-- start INPUT RECORDS --

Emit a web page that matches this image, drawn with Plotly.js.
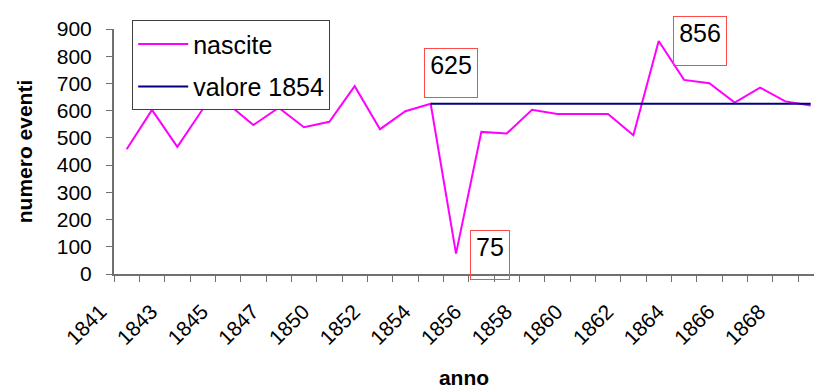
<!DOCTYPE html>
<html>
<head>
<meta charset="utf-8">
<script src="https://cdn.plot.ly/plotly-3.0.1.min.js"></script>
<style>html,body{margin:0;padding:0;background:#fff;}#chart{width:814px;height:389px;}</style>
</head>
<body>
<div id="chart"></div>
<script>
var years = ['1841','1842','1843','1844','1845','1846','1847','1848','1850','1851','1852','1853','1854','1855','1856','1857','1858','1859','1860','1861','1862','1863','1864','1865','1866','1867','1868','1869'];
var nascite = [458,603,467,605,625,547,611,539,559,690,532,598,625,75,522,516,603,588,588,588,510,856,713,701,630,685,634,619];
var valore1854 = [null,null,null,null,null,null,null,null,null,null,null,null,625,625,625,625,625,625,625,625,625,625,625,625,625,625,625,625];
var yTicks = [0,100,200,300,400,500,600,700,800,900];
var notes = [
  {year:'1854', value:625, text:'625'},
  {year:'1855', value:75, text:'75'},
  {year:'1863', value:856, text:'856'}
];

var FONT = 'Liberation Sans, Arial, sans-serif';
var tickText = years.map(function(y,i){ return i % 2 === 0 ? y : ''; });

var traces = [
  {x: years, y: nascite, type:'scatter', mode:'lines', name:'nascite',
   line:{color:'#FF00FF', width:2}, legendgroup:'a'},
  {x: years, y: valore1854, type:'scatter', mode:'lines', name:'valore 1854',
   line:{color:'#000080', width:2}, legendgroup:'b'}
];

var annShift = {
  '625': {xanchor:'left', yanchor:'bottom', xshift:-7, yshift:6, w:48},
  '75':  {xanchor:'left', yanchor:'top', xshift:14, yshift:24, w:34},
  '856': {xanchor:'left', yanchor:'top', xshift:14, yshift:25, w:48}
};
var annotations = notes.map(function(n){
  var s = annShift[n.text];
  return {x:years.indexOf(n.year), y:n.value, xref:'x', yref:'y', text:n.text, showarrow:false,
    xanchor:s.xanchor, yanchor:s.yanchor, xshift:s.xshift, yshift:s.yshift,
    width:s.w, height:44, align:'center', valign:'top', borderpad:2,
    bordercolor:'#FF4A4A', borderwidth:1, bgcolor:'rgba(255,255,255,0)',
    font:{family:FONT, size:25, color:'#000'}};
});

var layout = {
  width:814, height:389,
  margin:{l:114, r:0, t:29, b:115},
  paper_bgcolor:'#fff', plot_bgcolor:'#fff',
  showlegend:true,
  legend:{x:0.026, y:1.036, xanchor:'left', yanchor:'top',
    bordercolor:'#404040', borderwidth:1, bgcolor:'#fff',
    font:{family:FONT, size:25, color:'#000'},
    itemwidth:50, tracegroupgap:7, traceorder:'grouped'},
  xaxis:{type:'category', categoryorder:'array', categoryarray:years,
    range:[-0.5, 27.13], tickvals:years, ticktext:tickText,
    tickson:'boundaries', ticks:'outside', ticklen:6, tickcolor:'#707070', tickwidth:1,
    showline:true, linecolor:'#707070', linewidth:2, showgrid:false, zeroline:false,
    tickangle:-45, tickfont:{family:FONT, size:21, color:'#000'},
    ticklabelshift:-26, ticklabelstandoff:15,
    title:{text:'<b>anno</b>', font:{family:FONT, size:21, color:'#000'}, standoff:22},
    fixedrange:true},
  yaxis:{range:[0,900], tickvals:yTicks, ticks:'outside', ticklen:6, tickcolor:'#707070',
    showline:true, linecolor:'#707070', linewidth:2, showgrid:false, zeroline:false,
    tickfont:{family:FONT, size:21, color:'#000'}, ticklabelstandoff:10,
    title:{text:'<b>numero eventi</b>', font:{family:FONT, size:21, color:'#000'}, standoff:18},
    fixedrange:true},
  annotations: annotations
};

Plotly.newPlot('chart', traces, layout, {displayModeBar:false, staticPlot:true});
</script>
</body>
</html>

-- end INPUT RECORDS --
-- start INPUT RECORDS --

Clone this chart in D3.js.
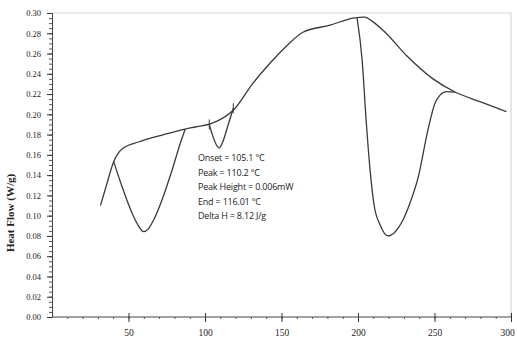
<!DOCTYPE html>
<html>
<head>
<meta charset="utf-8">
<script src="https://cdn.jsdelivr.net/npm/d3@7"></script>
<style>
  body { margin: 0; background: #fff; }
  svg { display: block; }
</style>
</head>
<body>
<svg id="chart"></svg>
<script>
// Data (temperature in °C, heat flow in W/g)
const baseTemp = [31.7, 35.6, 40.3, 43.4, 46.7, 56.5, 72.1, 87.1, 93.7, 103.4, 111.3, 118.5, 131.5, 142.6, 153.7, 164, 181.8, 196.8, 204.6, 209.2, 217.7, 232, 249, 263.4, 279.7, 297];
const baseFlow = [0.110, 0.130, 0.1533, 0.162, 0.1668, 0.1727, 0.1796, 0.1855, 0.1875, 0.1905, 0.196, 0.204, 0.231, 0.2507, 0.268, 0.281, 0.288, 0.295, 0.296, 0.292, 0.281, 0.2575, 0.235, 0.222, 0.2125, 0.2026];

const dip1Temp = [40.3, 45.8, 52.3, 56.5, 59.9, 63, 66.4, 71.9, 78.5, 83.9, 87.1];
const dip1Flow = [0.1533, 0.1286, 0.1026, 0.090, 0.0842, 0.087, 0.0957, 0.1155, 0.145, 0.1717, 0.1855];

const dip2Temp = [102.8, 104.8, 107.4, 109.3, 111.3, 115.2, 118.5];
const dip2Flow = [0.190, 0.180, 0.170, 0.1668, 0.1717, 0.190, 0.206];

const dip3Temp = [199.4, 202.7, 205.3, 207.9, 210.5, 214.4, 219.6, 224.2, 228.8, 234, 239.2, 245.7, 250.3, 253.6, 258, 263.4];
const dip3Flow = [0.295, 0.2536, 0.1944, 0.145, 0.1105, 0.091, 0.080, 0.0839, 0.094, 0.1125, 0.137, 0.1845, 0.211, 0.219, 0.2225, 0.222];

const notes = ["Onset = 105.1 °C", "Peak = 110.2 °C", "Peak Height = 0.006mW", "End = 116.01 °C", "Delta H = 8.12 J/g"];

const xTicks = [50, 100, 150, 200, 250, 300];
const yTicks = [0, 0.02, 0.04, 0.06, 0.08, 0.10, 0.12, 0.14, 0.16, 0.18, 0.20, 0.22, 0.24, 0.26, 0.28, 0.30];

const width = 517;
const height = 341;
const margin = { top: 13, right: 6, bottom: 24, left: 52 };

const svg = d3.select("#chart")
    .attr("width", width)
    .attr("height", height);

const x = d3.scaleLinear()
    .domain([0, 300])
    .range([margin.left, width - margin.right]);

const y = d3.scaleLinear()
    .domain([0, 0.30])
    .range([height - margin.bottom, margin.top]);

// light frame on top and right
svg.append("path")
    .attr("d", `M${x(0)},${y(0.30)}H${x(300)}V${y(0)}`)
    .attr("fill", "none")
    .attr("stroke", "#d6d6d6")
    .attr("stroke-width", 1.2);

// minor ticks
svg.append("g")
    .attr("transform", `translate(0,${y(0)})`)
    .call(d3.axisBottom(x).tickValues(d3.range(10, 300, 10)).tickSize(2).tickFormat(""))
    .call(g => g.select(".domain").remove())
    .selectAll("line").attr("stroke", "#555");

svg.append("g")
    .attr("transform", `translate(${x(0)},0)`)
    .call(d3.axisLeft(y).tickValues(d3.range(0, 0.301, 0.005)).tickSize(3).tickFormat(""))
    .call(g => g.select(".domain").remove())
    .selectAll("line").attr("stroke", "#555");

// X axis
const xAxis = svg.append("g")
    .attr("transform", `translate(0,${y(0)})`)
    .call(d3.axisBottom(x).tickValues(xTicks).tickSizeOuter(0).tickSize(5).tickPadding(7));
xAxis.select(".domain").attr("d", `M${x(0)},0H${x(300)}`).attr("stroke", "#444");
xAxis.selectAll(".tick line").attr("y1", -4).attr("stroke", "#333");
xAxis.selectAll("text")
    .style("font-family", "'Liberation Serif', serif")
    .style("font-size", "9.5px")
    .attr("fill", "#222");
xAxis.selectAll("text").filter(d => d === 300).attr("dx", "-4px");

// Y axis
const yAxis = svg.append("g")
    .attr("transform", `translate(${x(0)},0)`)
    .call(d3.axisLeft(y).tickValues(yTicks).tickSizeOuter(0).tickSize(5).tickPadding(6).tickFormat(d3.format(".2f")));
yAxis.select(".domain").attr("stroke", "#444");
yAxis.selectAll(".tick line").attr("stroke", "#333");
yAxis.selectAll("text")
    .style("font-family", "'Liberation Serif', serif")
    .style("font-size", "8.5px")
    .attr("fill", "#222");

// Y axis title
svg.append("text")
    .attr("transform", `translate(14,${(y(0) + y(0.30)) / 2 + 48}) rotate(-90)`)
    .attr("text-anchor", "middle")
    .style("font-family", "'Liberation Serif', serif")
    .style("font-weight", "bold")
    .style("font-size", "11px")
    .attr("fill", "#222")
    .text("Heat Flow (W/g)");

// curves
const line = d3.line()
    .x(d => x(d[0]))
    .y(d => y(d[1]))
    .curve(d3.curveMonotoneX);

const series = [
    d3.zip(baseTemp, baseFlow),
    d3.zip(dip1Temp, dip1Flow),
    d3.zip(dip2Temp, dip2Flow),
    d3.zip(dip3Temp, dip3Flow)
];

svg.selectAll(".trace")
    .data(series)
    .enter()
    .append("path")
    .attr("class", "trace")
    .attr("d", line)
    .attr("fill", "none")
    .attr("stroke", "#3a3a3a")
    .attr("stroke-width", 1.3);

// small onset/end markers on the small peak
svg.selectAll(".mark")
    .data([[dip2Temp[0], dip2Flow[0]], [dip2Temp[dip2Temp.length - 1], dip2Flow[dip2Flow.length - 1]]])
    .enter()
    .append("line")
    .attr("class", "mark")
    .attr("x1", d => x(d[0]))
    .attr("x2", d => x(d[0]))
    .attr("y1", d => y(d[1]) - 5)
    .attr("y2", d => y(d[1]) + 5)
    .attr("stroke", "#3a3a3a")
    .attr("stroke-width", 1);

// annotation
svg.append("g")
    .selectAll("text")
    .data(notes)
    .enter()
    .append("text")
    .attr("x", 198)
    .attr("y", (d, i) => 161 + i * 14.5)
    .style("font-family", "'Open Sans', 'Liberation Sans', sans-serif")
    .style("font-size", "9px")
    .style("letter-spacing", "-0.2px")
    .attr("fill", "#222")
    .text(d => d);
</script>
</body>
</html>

-- end INPUT RECORDS --

WRITTEN EXERCISE >>
Would you restate, exactly and with no pictures, the lines of the entries above from the one containing "Emit a web page" through the one containing "return i % 2"?

THE ANSWER >>
Emit a web page that matches this image, drawn with Plotly.js.
<!DOCTYPE html>
<html>
<head>
<meta charset="utf-8">
<script src="https://cdn.plot.ly/plotly-3.0.1.min.js"></script>
<style>html,body{margin:0;padding:0;background:#fff;}#chart{width:814px;height:389px;}</style>
</head>
<body>
<div id="chart"></div>
<script>
var years = ['1841','1842','1843','1844','1845','1846','1847','1848','1850','1851','1852','1853','1854','1855','1856','1857','1858','1859','1860','1861','1862','1863','1864','1865','1866','1867','1868','1869'];
var nascite = [458,603,467,605,625,547,611,539,559,690,532,598,625,75,522,516,603,588,588,588,510,856,713,701,630,685,634,619];
var valore1854 = [null,null,null,null,null,null,null,null,null,null,null,null,625,625,625,625,625,625,625,625,625,625,625,625,625,625,625,625];
var yTicks = [0,100,200,300,400,500,600,700,800,900];
var notes = [
  {year:'1854', value:625, text:'625'},
  {year:'1855', value:75, text:'75'},
  {year:'1863', value:856, text:'856'}
];

var FONT = 'Liberation Sans, Arial, sans-serif';
var tickText = years.map(function(y,i){ return i % 2 === 0 ? y : ''; });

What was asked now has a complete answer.